The cost of upgrading Britain's schools to Vista would be £175 million (US$350 million), around a third of which would go to Microsoft, the agency said. The rest would go on deployment costs, testing and hardware upgrades, it said.

Even that sum would not be enough to purchase graphics cards capable of displaying Windows Aero Graphics, although that's no great loss because "there was no significant benefit to schools and colleges in running Aero," it said.

As for Office 2007, "there remains no compelling case for deployment," the agency said in its full report, published this week.

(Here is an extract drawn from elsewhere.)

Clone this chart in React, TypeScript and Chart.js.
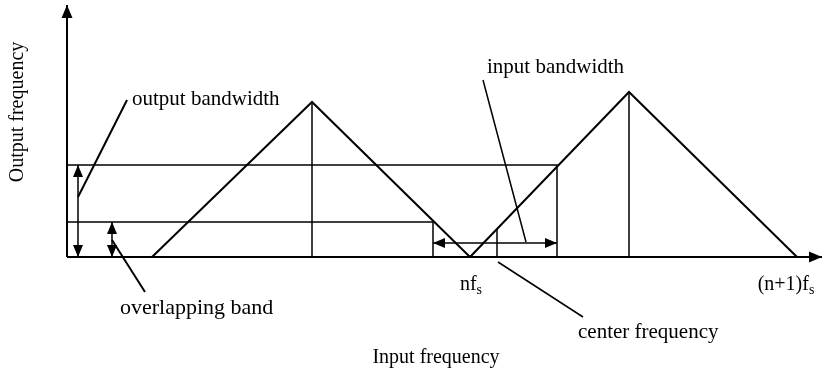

The agency was equally skeptical about the benefits of Vista and Office 2007 last January, when it published an interim report based on its evaluation of beta versions of the new software. Then, it advised that the added value of Vista's new features was not sufficient to justify the cost of deployment, while Office 2007 contained no "must-have" features.

In this year's report, BECTA warned schools that do choose to use Office 2007 to avoid Microsoft's OOXML (Office Open XML) document format because of concerns about compatibility between different applications—even though interoperability is one of the benefits Microsoft claims for the format.

It called on schools to make teachers, parents and pupils more aware of free alternatives to Microsoft's products, and asked the IT industry to facilitate their use.

The agency also recommended setting up desktops to make it easy to use such open-source applications, and advised schools to insist their suppliers deliver office productivity software that can open and save ODF documents, setting it as the default file format.

However, it slammed Microsoft for dragging its feet with incorporating support for ODF in Office 2007.

"While the product includes the functionality to read virtually every other relevant file format "out of the box," the processes for dealing with ODF files are very cumbersome," BECTA wrote.

In addition, it said, ODF file converters provided by Microsoft are not intuitive because they behave differently from the regular file save dialogs.

"We believe that these arrangements present sufficient technical difficulties for the majority of users to make them disinclined to use competitor products and this may weaken competition," the agency said.